* Given task:
Leave out the pictures and restate the rest of the data exactly.
START Stored data
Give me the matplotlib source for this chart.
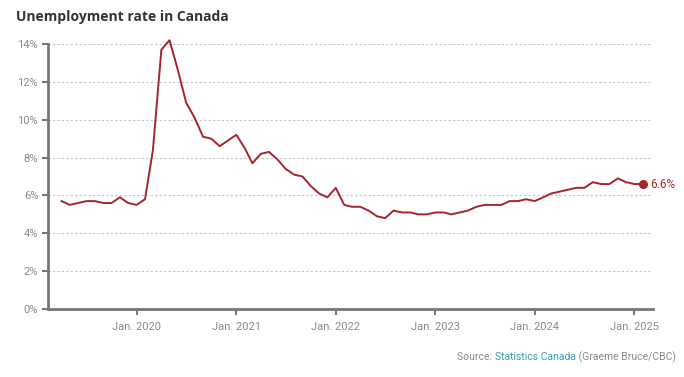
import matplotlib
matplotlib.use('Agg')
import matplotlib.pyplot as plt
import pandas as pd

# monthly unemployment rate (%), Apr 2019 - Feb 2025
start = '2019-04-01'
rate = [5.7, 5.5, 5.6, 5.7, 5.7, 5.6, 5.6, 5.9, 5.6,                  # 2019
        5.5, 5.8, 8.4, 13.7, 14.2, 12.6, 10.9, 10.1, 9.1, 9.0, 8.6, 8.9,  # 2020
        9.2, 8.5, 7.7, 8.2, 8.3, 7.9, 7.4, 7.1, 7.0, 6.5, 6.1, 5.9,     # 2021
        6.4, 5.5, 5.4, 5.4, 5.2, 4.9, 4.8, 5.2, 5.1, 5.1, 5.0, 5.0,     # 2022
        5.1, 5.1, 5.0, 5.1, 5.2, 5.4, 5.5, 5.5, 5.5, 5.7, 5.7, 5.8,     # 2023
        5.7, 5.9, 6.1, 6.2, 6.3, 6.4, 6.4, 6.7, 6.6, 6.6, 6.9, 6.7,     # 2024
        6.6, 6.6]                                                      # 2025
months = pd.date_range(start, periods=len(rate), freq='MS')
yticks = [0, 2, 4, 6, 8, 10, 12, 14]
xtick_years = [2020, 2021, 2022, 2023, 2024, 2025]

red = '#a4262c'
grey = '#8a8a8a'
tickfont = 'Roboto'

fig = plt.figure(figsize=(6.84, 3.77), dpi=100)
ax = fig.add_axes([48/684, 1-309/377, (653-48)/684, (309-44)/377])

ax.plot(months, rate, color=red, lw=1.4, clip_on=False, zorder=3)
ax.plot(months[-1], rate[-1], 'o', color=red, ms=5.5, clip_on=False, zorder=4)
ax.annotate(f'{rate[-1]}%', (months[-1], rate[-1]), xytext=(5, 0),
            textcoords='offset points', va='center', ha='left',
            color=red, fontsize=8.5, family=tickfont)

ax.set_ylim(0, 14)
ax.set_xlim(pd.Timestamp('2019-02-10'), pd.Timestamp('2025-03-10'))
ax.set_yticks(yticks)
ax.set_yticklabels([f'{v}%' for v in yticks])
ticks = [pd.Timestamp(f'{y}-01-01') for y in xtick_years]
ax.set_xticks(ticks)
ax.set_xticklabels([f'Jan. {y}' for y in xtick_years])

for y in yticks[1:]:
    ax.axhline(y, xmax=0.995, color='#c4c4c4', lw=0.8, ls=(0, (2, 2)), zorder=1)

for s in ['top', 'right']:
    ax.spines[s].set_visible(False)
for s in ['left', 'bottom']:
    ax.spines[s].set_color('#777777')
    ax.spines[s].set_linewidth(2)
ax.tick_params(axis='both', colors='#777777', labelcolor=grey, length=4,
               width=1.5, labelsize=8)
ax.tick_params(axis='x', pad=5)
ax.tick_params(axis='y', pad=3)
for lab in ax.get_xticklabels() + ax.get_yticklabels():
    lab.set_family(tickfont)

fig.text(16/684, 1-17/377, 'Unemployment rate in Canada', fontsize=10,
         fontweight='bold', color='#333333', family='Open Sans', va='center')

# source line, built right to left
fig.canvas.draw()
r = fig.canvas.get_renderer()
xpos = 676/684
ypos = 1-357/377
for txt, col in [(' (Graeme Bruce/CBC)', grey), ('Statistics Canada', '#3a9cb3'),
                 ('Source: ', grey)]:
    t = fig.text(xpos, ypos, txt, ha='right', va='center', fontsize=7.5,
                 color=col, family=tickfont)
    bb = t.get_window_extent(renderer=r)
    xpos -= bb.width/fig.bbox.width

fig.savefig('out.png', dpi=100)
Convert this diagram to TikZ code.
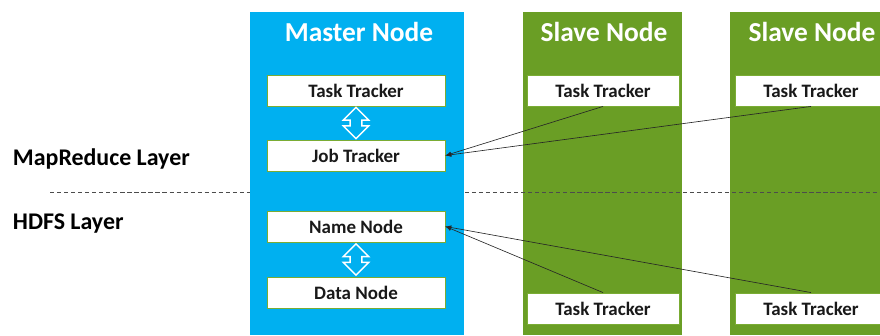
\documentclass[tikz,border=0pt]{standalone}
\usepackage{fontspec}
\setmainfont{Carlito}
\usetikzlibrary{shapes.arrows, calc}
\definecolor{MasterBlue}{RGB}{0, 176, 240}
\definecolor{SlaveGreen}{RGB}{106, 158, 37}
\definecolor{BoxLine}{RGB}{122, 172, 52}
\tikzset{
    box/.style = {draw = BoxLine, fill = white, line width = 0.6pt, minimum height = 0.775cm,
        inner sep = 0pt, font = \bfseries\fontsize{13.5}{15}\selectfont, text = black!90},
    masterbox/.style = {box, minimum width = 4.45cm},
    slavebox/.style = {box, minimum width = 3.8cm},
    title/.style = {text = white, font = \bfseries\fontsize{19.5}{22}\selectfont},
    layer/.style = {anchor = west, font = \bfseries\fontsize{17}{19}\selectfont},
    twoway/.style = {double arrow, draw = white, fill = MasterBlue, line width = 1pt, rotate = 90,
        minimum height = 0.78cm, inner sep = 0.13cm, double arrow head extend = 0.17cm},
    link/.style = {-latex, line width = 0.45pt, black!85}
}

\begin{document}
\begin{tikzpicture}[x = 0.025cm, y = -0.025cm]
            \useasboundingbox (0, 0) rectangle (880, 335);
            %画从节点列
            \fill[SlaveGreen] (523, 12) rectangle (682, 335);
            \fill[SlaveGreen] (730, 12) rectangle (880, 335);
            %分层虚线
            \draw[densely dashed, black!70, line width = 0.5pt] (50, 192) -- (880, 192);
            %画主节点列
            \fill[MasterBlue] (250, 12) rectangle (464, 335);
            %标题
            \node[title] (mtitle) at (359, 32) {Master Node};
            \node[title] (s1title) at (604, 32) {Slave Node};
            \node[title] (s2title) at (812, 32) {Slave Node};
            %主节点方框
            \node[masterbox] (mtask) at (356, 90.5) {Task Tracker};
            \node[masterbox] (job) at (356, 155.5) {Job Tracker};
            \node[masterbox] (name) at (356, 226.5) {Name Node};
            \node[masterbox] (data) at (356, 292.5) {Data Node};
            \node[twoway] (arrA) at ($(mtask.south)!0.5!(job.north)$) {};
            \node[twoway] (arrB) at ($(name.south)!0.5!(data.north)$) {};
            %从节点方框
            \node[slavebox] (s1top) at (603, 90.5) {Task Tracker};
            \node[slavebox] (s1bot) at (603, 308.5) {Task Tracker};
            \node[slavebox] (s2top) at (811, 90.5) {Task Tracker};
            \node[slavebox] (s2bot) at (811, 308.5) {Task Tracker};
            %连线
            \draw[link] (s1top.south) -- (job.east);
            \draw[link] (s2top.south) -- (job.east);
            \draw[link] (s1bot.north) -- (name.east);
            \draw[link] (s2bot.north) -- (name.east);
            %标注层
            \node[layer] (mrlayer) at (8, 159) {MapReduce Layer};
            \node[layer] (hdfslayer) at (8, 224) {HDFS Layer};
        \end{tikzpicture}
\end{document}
END Stored data
* Task answer:
Give me the matplotlib source for this chart.
import matplotlib
matplotlib.use('Agg')
import matplotlib.pyplot as plt
import pandas as pd

# monthly unemployment rate (%), Apr 2019 - Feb 2025
start = '2019-04-01'
rate = [5.7, 5.5, 5.6, 5.7, 5.7, 5.6, 5.6, 5.9, 5.6,                  # 2019
        5.5, 5.8, 8.4, 13.7, 14.2, 12.6, 10.9, 10.1, 9.1, 9.0, 8.6, 8.9,  # 2020
        9.2, 8.5, 7.7, 8.2, 8.3, 7.9, 7.4, 7.1, 7.0, 6.5, 6.1, 5.9,     # 2021
        6.4, 5.5, 5.4, 5.4, 5.2, 4.9, 4.8, 5.2, 5.1, 5.1, 5.0, 5.0,     # 2022
        5.1, 5.1, 5.0, 5.1, 5.2, 5.4, 5.5, 5.5, 5.5, 5.7, 5.7, 5.8,     # 2023
        5.7, 5.9, 6.1, 6.2, 6.3, 6.4, 6.4, 6.7, 6.6, 6.6, 6.9, 6.7,     # 2024
        6.6, 6.6]                                                      # 2025
months = pd.date_range(start, periods=len(rate), freq='MS')
yticks = [0, 2, 4, 6, 8, 10, 12, 14]
xtick_years = [2020, 2021, 2022, 2023, 2024, 2025]

red = '#a4262c'
grey = '#8a8a8a'
tickfont = 'Roboto'

fig = plt.figure(figsize=(6.84, 3.77), dpi=100)
ax = fig.add_axes([48/684, 1-309/377, (653-48)/684, (309-44)/377])

ax.plot(months, rate, color=red, lw=1.4, clip_on=False, zorder=3)
ax.plot(months[-1], rate[-1], 'o', color=red, ms=5.5, clip_on=False, zorder=4)
ax.annotate(f'{rate[-1]}%', (months[-1], rate[-1]), xytext=(5, 0),
            textcoords='offset points', va='center', ha='left',
            color=red, fontsize=8.5, family=tickfont)

ax.set_ylim(0, 14)
ax.set_xlim(pd.Timestamp('2019-02-10'), pd.Timestamp('2025-03-10'))
ax.set_yticks(yticks)
ax.set_yticklabels([f'{v}%' for v in yticks])
ticks = [pd.Timestamp(f'{y}-01-01') for y in xtick_years]
ax.set_xticks(ticks)
ax.set_xticklabels([f'Jan. {y}' for y in xtick_years])

for y in yticks[1:]:
    ax.axhline(y, xmax=0.995, color='#c4c4c4', lw=0.8, ls=(0, (2, 2)), zorder=1)

for s in ['top', 'right']:
    ax.spines[s].set_visible(False)
for s in ['left', 'bottom']:
    ax.spines[s].set_color('#777777')
    ax.spines[s].set_linewidth(2)
ax.tick_params(axis='both', colors='#777777', labelcolor=grey, length=4,
               width=1.5, labelsize=8)
ax.tick_params(axis='x', pad=5)
ax.tick_params(axis='y', pad=3)
for lab in ax.get_xticklabels() + ax.get_yticklabels():
    lab.set_family(tickfont)

fig.text(16/684, 1-17/377, 'Unemployment rate in Canada', fontsize=10,
         fontweight='bold', color='#333333', family='Open Sans', va='center')

# source line, built right to left
fig.canvas.draw()
r = fig.canvas.get_renderer()
xpos = 676/684
ypos = 1-357/377
for txt, col in [(' (Graeme Bruce/CBC)', grey), ('Statistics Canada', '#3a9cb3'),
                 ('Source: ', grey)]:
    t = fig.text(xpos, ypos, txt, ha='right', va='center', fontsize=7.5,
                 color=col, family=tickfont)
    bb = t.get_window_extent(renderer=r)
    xpos -= bb.width/fig.bbox.width

fig.savefig('out.png', dpi=100)
Convert this diagram to TikZ code.
\documentclass[tikz,border=0pt]{standalone}
\usepackage{fontspec}
\setmainfont{Carlito}
\usetikzlibrary{shapes.arrows, calc}
\definecolor{MasterBlue}{RGB}{0, 176, 240}
\definecolor{SlaveGreen}{RGB}{106, 158, 37}
\definecolor{BoxLine}{RGB}{122, 172, 52}
\tikzset{
    box/.style = {draw = BoxLine, fill = white, line width = 0.6pt, minimum height = 0.775cm,
        inner sep = 0pt, font = \bfseries\fontsize{13.5}{15}\selectfont, text = black!90},
    masterbox/.style = {box, minimum width = 4.45cm},
    slavebox/.style = {box, minimum width = 3.8cm},
    title/.style = {text = white, font = \bfseries\fontsize{19.5}{22}\selectfont},
    layer/.style = {anchor = west, font = \bfseries\fontsize{17}{19}\selectfont},
    twoway/.style = {double arrow, draw = white, fill = MasterBlue, line width = 1pt, rotate = 90,
        minimum height = 0.78cm, inner sep = 0.13cm, double arrow head extend = 0.17cm},
    link/.style = {-latex, line width = 0.45pt, black!85}
}

\begin{document}
\begin{tikzpicture}[x = 0.025cm, y = -0.025cm]
            \useasboundingbox (0, 0) rectangle (880, 335);
            %画从节点列
            \fill[SlaveGreen] (523, 12) rectangle (682, 335);
            \fill[SlaveGreen] (730, 12) rectangle (880, 335);
            %分层虚线
            \draw[densely dashed, black!70, line width = 0.5pt] (50, 192) -- (880, 192);
            %画主节点列
            \fill[MasterBlue] (250, 12) rectangle (464, 335);
            %标题
            \node[title] (mtitle) at (359, 32) {Master Node};
            \node[title] (s1title) at (604, 32) {Slave Node};
            \node[title] (s2title) at (812, 32) {Slave Node};
            %主节点方框
            \node[masterbox] (mtask) at (356, 90.5) {Task Tracker};
            \node[masterbox] (job) at (356, 155.5) {Job Tracker};
            \node[masterbox] (name) at (356, 226.5) {Name Node};
            \node[masterbox] (data) at (356, 292.5) {Data Node};
            \node[twoway] (arrA) at ($(mtask.south)!0.5!(job.north)$) {};
            \node[twoway] (arrB) at ($(name.south)!0.5!(data.north)$) {};
            %从节点方框
            \node[slavebox] (s1top) at (603, 90.5) {Task Tracker};
            \node[slavebox] (s1bot) at (603, 308.5) {Task Tracker};
            \node[slavebox] (s2top) at (811, 90.5) {Task Tracker};
            \node[slavebox] (s2bot) at (811, 308.5) {Task Tracker};
            %连线
            \draw[link] (s1top.south) -- (job.east);
            \draw[link] (s2top.south) -- (job.east);
            \draw[link] (s1bot.north) -- (name.east);
            \draw[link] (s2bot.north) -- (name.east);
            %标注层
            \node[layer] (mrlayer) at (8, 159) {MapReduce Layer};
            \node[layer] (hdfslayer) at (8, 224) {HDFS Layer};
        \end{tikzpicture}
\end{document}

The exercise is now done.